Тема настоящего выступления связана с ситуацией, когда исходя их структурно-функционального анализа, мы должны, вместе с тем, всерьез отнестись и к вопросу об экзистенциальной и общеонтологической реальности того, о чем повествует миф. Речь идет о такой конкретизации коммуникативной функции мифа, при которой имагинативные образования оказываются формами субъектных идентификаций и межсубъектных диалогических отношений. Речь идет о мифе как модели диалогических отношений, то есть той форме его коммуникативной функции, которая связана не с интеграцией коллективного сознания в рамках единого смыслового пространства, но наоборот, с предельной индивидуализацией ментальных процессов и продуцированием индивидуальных смысловых «миров» средствами мифа. Вместе с первичной – интегративной – своей функцией, миф, таким образом, выполняет роль индивидуализирующей диалогической структуры. Возможно, что эта функция существует уже на стадии самых архаических мифов (что не позволяет абсолютизировать представление о первобытном мышлении как якобы только досубъектном, коллективно-родовом), а мифы современного сознания часто оказываются как раз менее диалогичными и индивидуализирующими мышление, чем их архаические предшественники.
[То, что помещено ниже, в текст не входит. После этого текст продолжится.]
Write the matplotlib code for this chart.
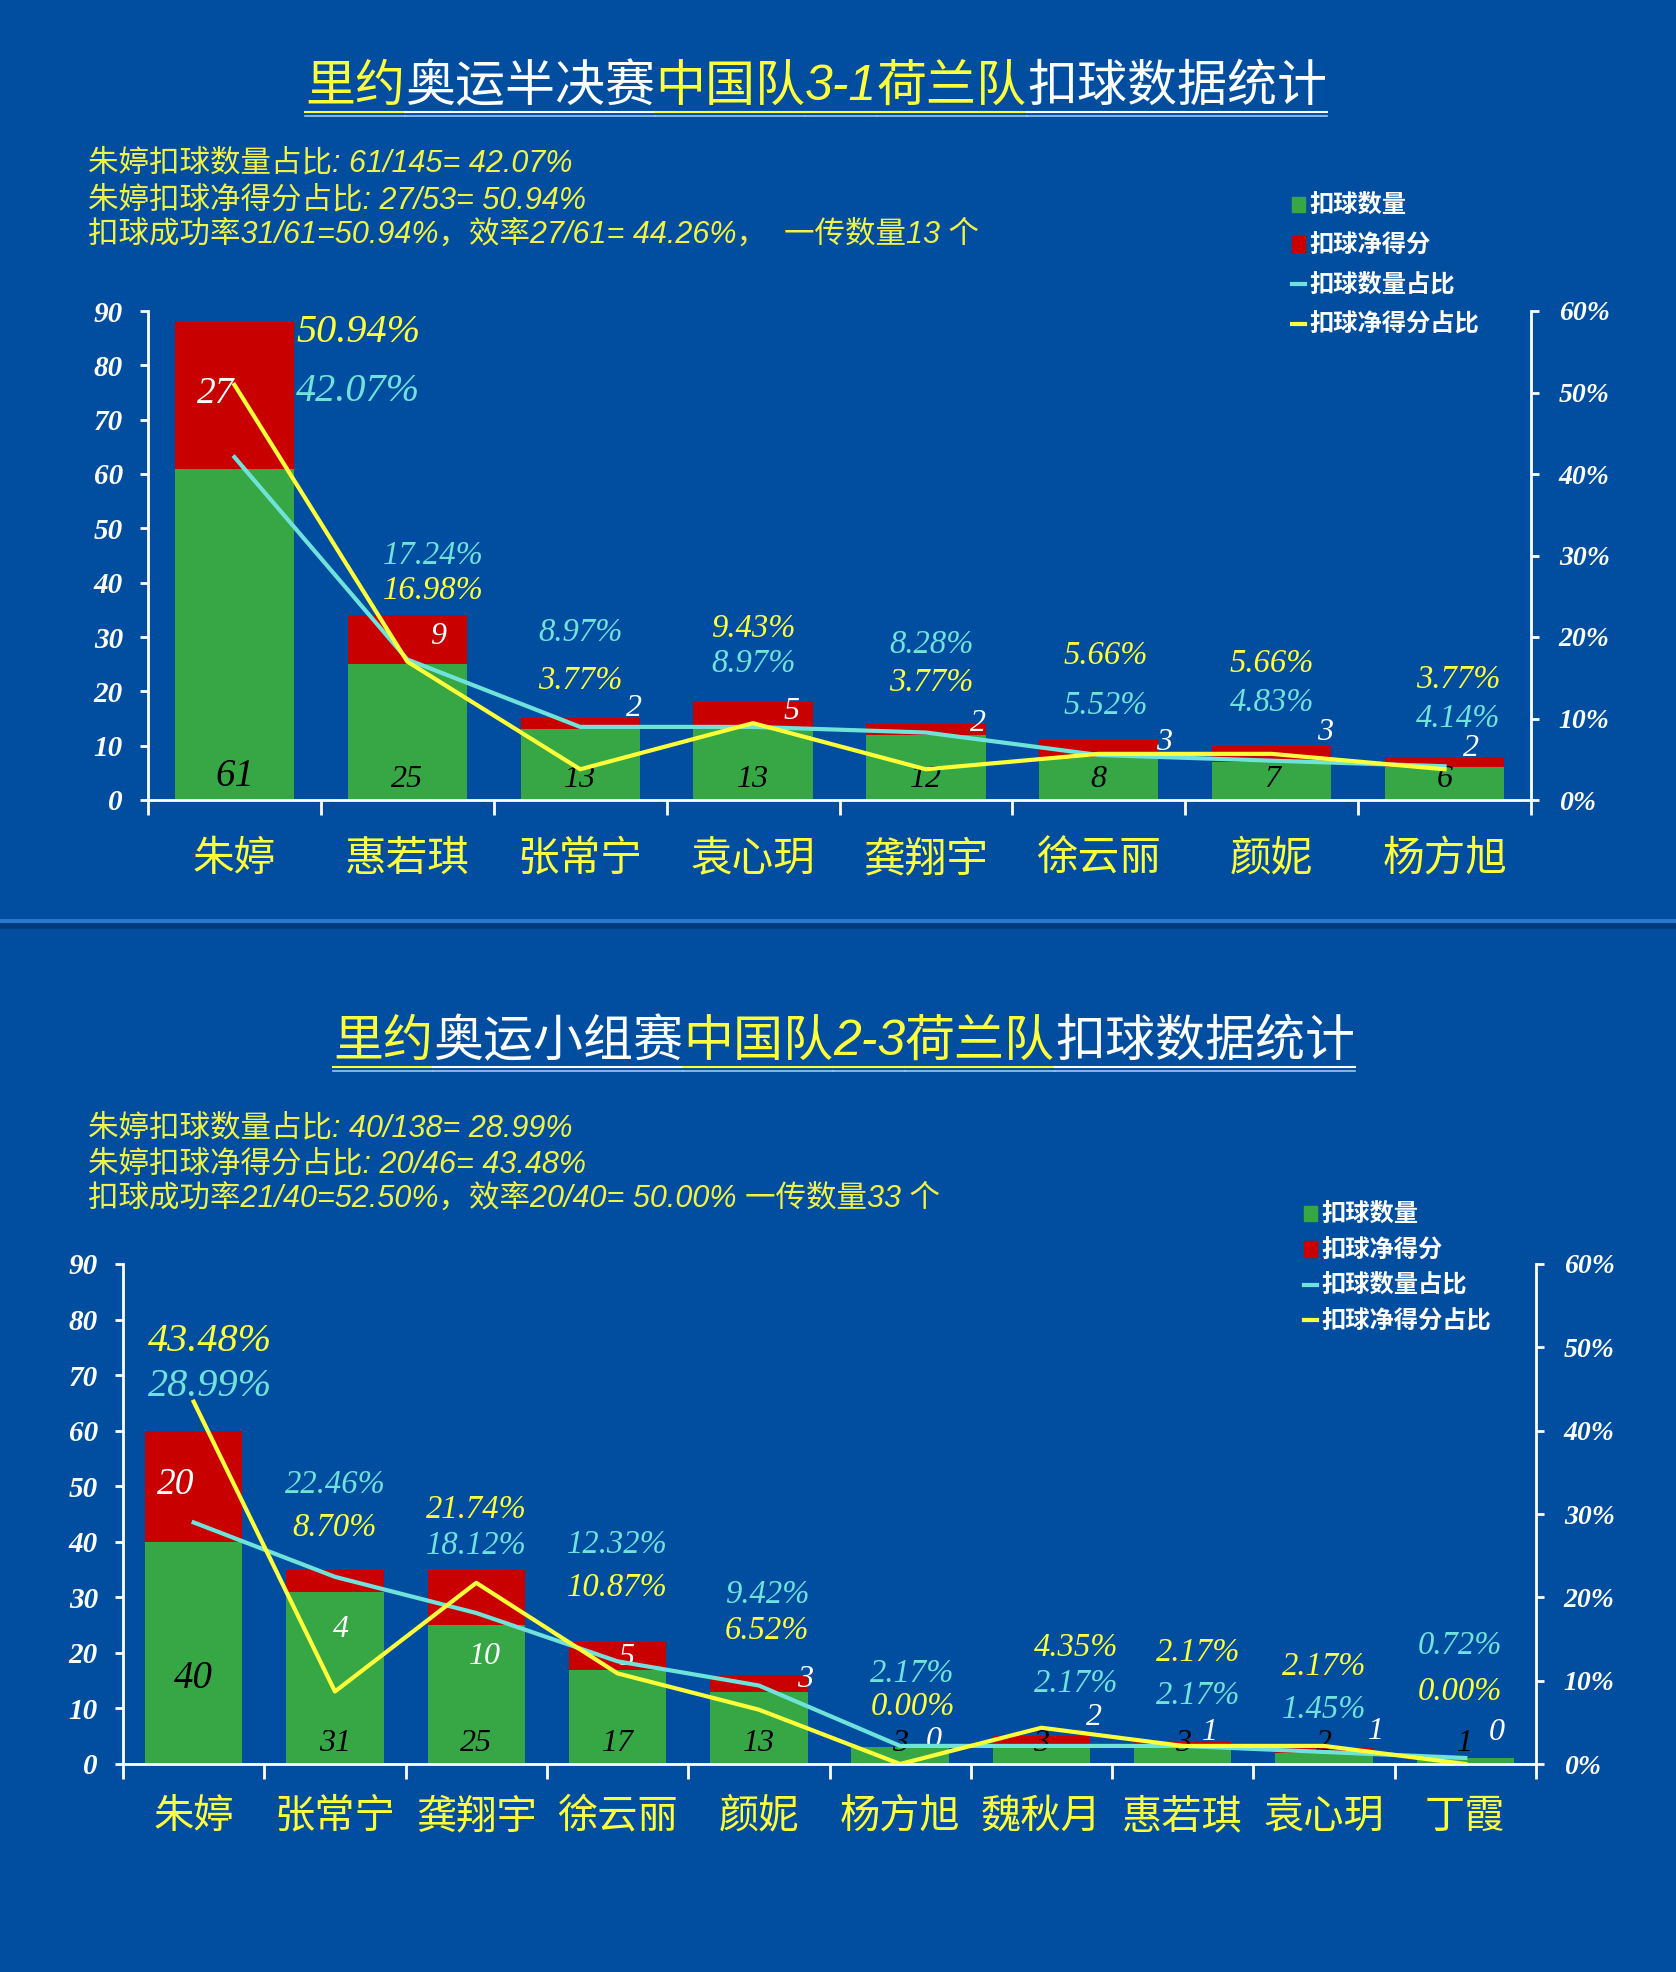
import numpy as np
import matplotlib.pyplot as plt
from matplotlib import font_manager
from matplotlib.patches import Patch
from matplotlib.lines import Line2D

# semifinal, China 3-1 Netherlands
semi_players = ['朱婷', '惠若琪', '张常宁', '袁心玥', '龚翔宇', '徐云丽', '颜妮', '杨方旭']
semi_spikes = [61, 25, 13, 13, 12, 8, 7, 6]
semi_points = [27, 9, 2, 5, 2, 3, 3, 2]
semi_spike_share = [42.07, 17.24, 8.97, 8.97, 8.28, 5.52, 4.83, 4.14]
semi_point_share = [50.94, 16.98, 3.77, 9.43, 3.77, 5.66, 5.66, 3.77]

# group stage, China 2-3 Netherlands
group_players = ['朱婷', '张常宁', '龚翔宇', '徐云丽', '颜妮', '杨方旭', '魏秋月', '惠若琪', '袁心玥', '丁霞']
group_spikes = [40, 31, 25, 17, 13, 3, 3, 3, 2, 1]
group_points = [20, 4, 10, 5, 3, 0, 2, 1, 1, 0]
group_spike_share = [28.99, 22.46, 18.12, 12.32, 9.42, 2.17, 2.17, 2.17, 1.45, 0.72]
group_point_share = [43.48, 8.70, 21.74, 10.87, 6.52, 0.00, 4.35, 2.17, 2.17, 0.00]

semi_notes = ['朱婷扣球数量占比: 61/145= 42.07%',
              '朱婷扣球净得分占比: 27/53= 50.94%',
              '扣球成功率31/61=50.94%，效率27/61= 44.26%，  一传数量13 个']
group_notes = ['朱婷扣球数量占比: 40/138= 28.99%',
               '朱婷扣球净得分占比: 20/46= 43.48%',
               '扣球成功率21/40=52.50%，效率20/40= 50.00% 一传数量33 个']

legend_labels = ['扣球数量', '扣球净得分', '扣球数量占比', '扣球净得分占比']

BG = '#014EA1'
GREEN = '#37A745'
RED = '#C80000'
CYAN = '#6FE3DA'
YELLOW = '#FFFF3A'
NOTE_Y = '#F2F244'

names = {f.name for f in font_manager.fontManager.ttflist}
NARROW = 'Liberation Sans Narrow' if 'Liberation Sans Narrow' in names else 'Liberation Sans'
CJK = 'Noto Sans CJK SC'
SERIF = 'Liberation Serif'

W, H = 1676, 1972
fig = plt.figure(figsize=(W / 100, H / 100), dpi=100, facecolor=BG)


def fx(px):
    return px / W


def fy(py):
    return 1 - py / H


def chart(rect, players, spikes, points, sshare, pshare, red_pos, pct_pos,
          big_green_y, xsize, xpad, swap=()):
    n = len(players)
    x = np.arange(n)
    spikes = np.array(spikes)
    points = np.array(points)
    top = spikes + points

    ax = fig.add_axes(rect)
    ax.set_facecolor('none')
    ax.bar(x, spikes, width=0.69, color=GREEN, zorder=2)
    ax.bar(x, points, bottom=spikes, width=0.69, color=RED, zorder=2)
    ax.set_xlim(-0.5, n - 0.5)
    ax.set_ylim(0, 90)
    ax.set_yticks(range(0, 91, 10))
    ax.set_xticks(x)
    ax.set_xticklabels(players, family=CJK, fontsize=xsize, color=YELLOW)
    ax.set_xticks(np.arange(-0.5, n), minor=True)
    ax.tick_params(axis='x', which='major', length=0, pad=xpad)
    ax.tick_params(axis='x', which='minor', length=11, width=2, color='white')
    ax.tick_params(axis='y', length=6, width=2, color='white', pad=12, labelcolor='white')
    for lab in ax.get_yticklabels():
        lab.set(family=SERIF, style='italic', weight='bold', fontsize=21)
    for s in ['top', 'right']:
        ax.spines[s].set_visible(False)
    for s in ['left', 'bottom']:
        ax.spines[s].set(color='white', linewidth=2)

    ax2 = ax.twinx()
    ax2.set_ylim(0, 0.6)
    ticks = np.arange(0, 0.61, 0.1)
    ax2.set_yticks(ticks)
    ax2.set_yticklabels([f'{round(t * 100)}%' for t in ticks])
    ax2.tick_params(axis='y', length=6, width=2, color='white', pad=14, labelcolor='white')
    for lab in ax2.get_yticklabels():
        lab.set(family=SERIF, style='italic', weight='bold', fontsize=20)
    for s in ['top', 'left', 'bottom']:
        ax2.spines[s].set_visible(False)
    ax2.spines['right'].set(color='white', linewidth=2)
    ax2.plot(x, np.array(sshare) / 100, color=CYAN, lw=3)
    ax2.plot(x, np.array(pshare) / 100, color=YELLOW, lw=3)

    lab_kw = dict(family=SERIF, style='italic', ha='center', va='center', zorder=4)
    for i, v in enumerate(spikes):
        if i == 0:
            ax.text(i, big_green_y, str(v), color='black', fontsize=28, **lab_kw)
        else:
            ax.text(i, 3.7, str(v), color='black', fontsize=23, **lab_kw)
    for i, (dx, dy) in enumerate(red_pos):
        ax.text(i + dx, top[i] + dy, str(points[i]), color='white',
                fontsize=27 if i == 0 else 23, **lab_kw)

    for i in range(n):
        cyan_lab = (f'{sshare[i]:.2f}%', CYAN)
        yel_lab = (f'{pshare[i]:.2f}%', YELLOW)
        yellow_up = pshare[i] >= sshare[i]
        if i in swap:
            yellow_up = not yellow_up
        upper, lower = (yel_lab, cyan_lab) if yellow_up else (cyan_lab, yel_lab)
        dx, up_dy, low_dy = pct_pos[i]
        size = 29 if i == 0 else 23.5
        for (txt, col), dy in [(upper, up_dy), (lower, low_dy)]:
            ax.annotate(txt, (i, top[i]), xytext=(dx, dy), textcoords='offset points',
                        color=col, fontsize=size, **lab_kw)
    return ax


def title(segments, cx, cy):
    texts = []
    for s, c, it in segments:
        t = fig.text(0, fy(cy), s, color=c, fontsize=36, va='center', ha='left',
                     family=['Liberation Sans', CJK] if it else [CJK],
                     style='italic' if it else 'normal')
        texts.append(t)
    r = fig.canvas.get_renderer()
    widths = [t.get_window_extent(r).width for t in texts]
    x0 = cx - sum(widths) / 2
    for t, w, (s, c, it) in zip(texts, widths, segments):
        t.set_x(fx(x0))
        fig.add_artist(Line2D([fx(x0), fx(x0 + w)], [fy(cy + 25)] * 2, color=c, lw=1.5))
        fig.add_artist(Line2D([fx(x0), fx(x0 + w)], [fy(cy + 28.5)] * 2, color='#9CC6F2', lw=1.2))
        x0 += w


def notes(lines, ys):
    for line, y in zip(lines, ys):
        fig.text(fx(88), fy(y), line, family=[NARROW, CJK], style='italic', fontsize=22,
                 color=NOTE_Y, va='center', ha='left')


def legend(x, y, spacing):
    handles = [Patch(color=GREEN), Patch(color=RED),
               Line2D([], [], color=CYAN, lw=3), Line2D([], [], color=YELLOW, lw=3)]
    fig.legend(handles, legend_labels, loc='upper left', bbox_to_anchor=(fx(x), fy(y)),
               frameon=False, prop={'family': CJK, 'size': 17.5, 'weight': 'bold'},
               labelcolor='white', handlelength=0.55, handleheight=0.6, handletextpad=0.15,
               labelspacing=spacing, borderpad=0, borderaxespad=0)


# top chart
chart([fx(148), 1 - 800 / H, fx(1531 - 148), 489 / H],
      semi_players, semi_spikes, semi_points, semi_spike_share, semi_point_share,
      red_pos=[(-0.11, -13.3), (0.18, -4), (0.31, 1.9), (0.22, -1.8), (0.3, 0.1),
               (0.38, -0.4), (0.31, 2.5), (0.15, 1.5)],
      pct_pos=[(89, -8, -50), (19, 43, 18), (0, 62, 27), (0, 53, 28), (4, 57, 30),
               (5, 61, 25), (0, 59, 31), (10, 55, 27)],
      big_green_y=4.4, xsize=30, xpad=28, swap=(7,))

# bottom chart
chart([fx(123), 1 - 1764 / H, fx(1536 - 123), 500 / H],
      group_players, group_spikes, group_points, group_spike_share, group_point_share,
      red_pos=[(-0.125, -9.8), (0.04, -10.8), (0.06, -15.6), (0.06, -2.8), (0.33, -0.8),
               (0.24, 1.3), (0.37, 3.4), (0.19, 1.7), (0.37, 2.9), (0.22, 4.7)],
      pct_pos=[(12, 64, 32), (0, 61, 30), (0, 43, 17), (0, 70, 39), (6, 58, 32),
               (9, 53, 29), (25, 64, 38), (11, 64, 33), (0, 58, 27), (-4, 81, 48)],
      big_green_y=15.4, xsize=29, xpad=23)

title([('里约', YELLOW, False), ('奥运半决赛', 'white', False), ('中国队', YELLOW, False),
       ('3-1', YELLOW, True), ('荷兰队', YELLOW, False), ('扣球数据统计', 'white', False)], 816, 87)
title([('里约', YELLOW, False), ('奥运小组赛', 'white', False), ('中国队', YELLOW, False),
       ('2-3', YELLOW, True), ('荷兰队', YELLOW, False), ('扣球数据统计', 'white', False)], 844, 1042)

notes(semi_notes, [163, 200, 235])
notes(group_notes, [1128, 1164, 1199])

legend(1292, 194, 0.64)
legend(1304, 1203, 0.47)

# divider between the two panels
fig.add_artist(Line2D([0, 1], [fy(921)] * 2, color='#2A78CC', lw=3))
fig.add_artist(Line2D([0, 1], [fy(926)] * 2, color='#003A7C', lw=4))

fig.savefig('out.png', dpi=100, facecolor=BG)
В качестве исходного материала рассмотрим классический миф об Эдипе, используя его интерпретацию, данную С.С.Аверинцевым. Во-первых, вполне возможно, что история, о которой повествует этот миф, полностью совпадает с эмпирической действительностью – хотя это и невозможно доказать, но невозможно и опровергнуть. Возьмем именно этот предельный и достаточно вероятный случай – допустим, что этот миф имеет «документальный» характер. В таком случае возникает вопрос, будет ли он уже в таком случае мифом? Предложим ответ: будет только в том случае, если он не просто описывает случайную жизненную ситуацию как некую экзотику («анекдот» в старом смысле слова), но ситуацию, сущностно повторяющуюся, которая является моделью возможных личностных идентификаций для тех, кто о нем знает, и тем самым, если она несет в себе образно «зашифрованное» знание о природе человека и даже всего Универсума. Тогда, рассказывая эту реальную, «документальную» историю, мы все равно на самом деле рассказываем именно миф, для которого реальная история оказывается эмпирически случайным воплощением, формой и «шифром». Если бы это было не так, то эту реальную историю или вообще никто бы не заметил или вскоре просто забыли бы как устаревший анекдот и курьез. В свою очередь, содержащееся во всяком мифе зашифрованное знание о природе человека также весьма своеобразно и вовсе не поддается наивно-натуралистическим интерпретациям, примером которых в данном примере являются утверждения З.Фрейда. Поскольку миф использует эмпирическую историю только как свою внешнюю форму (в противном случае он был бы лишен всякого смысла), то его собственный предмет принципиально иной, он метафизичен. Поэтому, например, интерпретацию З.Фрейда нельзя воспринимать всерьез в первую очередь вовсе не потому, что она может не подтверждаться фактами (любая «теория» найдет для себя «факты»), но потому, что она основана именно на непонимании природы самого мифа как такового, ибо он в принципе не может быть лишь «знаком» каких-то психофизиологических закономерностей, но повествует о «законах» совсем иного порядка, требующих иного, не сциентистского способа мышления.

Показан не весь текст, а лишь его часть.